For the material that follows, list every line containing the word "this".

** PROVIDED RECORDS **
»»
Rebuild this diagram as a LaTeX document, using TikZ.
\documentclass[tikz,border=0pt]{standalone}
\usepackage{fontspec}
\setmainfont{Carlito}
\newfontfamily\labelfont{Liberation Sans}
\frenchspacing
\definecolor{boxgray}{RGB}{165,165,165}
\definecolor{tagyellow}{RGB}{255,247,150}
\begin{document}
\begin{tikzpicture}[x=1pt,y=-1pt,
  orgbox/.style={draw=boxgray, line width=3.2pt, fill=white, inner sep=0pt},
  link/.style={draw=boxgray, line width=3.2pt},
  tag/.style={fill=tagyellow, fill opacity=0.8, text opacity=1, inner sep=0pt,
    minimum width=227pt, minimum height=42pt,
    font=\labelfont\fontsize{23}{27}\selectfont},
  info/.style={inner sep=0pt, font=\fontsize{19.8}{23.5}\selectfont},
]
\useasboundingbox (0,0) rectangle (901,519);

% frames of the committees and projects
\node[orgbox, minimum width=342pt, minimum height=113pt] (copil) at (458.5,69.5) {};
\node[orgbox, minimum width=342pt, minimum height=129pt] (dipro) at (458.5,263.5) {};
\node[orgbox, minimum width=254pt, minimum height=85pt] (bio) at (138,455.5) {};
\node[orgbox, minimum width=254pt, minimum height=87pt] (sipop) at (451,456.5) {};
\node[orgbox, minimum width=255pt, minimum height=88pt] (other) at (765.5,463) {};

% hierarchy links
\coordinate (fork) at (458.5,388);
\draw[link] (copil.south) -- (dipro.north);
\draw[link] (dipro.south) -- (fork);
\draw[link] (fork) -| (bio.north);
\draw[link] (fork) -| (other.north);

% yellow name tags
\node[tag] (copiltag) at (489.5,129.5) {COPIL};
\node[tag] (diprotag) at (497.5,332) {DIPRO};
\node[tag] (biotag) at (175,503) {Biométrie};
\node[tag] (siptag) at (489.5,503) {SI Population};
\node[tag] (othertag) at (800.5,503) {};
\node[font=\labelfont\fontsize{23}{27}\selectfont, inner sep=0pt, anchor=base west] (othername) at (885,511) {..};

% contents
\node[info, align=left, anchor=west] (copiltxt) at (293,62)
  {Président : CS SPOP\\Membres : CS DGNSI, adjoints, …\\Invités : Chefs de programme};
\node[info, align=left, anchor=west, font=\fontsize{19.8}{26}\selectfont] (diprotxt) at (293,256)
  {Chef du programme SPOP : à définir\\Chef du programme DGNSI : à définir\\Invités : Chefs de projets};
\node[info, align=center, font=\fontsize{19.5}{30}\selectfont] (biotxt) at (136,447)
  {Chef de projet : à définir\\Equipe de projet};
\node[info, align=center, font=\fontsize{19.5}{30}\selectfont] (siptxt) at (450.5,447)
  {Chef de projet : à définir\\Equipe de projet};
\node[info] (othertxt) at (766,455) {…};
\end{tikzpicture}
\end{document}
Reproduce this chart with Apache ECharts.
««
** RESPONSE TO THE EXERCISE **
Rebuild this diagram as a LaTeX document, using TikZ.
Reproduce this chart with Apache ECharts.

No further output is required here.